Martha or no Martha, I find something soothing in creating a space reflective of myself and the multitude of ways we have found ourselves here—I always have.
It's also stressful, at least for me. Especially choosing paint colors, especially when your house is an open plan, and what you choose in one spaces carries from one room to the next, to the next.
It reminds me of how I sometimes feel when I get dressed—overthinking and second-guessing every detail of how I present myself. What color paint do I prefer: simply white or crisp linen, Swiss coffee or cappuccino froth? These are the moments when I want to defer: what would Martha do?
My contractor smiles because he’s seen it all before. “Tell you what,” he says. “Why don’t you live with it for a month and see how it feels. After all, it’s only paint.”
Living with it is how we learn to live; it’s how the crinkles around our eyes or the folds around our mouths are formed.

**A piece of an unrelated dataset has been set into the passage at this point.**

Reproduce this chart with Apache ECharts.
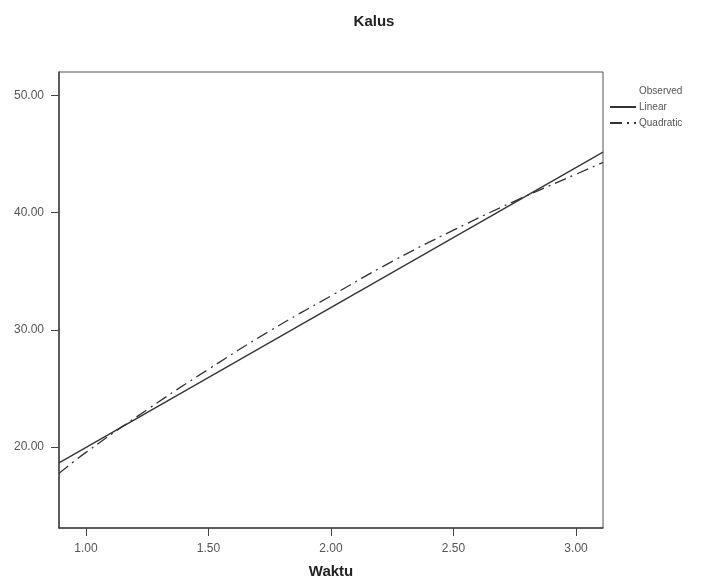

My lines are my map of all I’ve learned along the way. Rather than be erased, they are evidence that we’ve had something to smile about.
I am my own cover story. We all are. Aging. Gratefully. And in the words of Martha, may her cover
inspire you to challenge yourself to try new things, no matter what stage of life you are in. Changing, evolving, and being fearless - those are all very good things, indeed.
thanks for reading ~
PS I’m continuing this conversation tomorrow with the amazing MJ Waddell where we will discuss the ways we can discuss the ways we can unite our passions in service of knowing ourselves. The webinar is free and (wink, wink) there just might special offer for those still interested in Monhegan.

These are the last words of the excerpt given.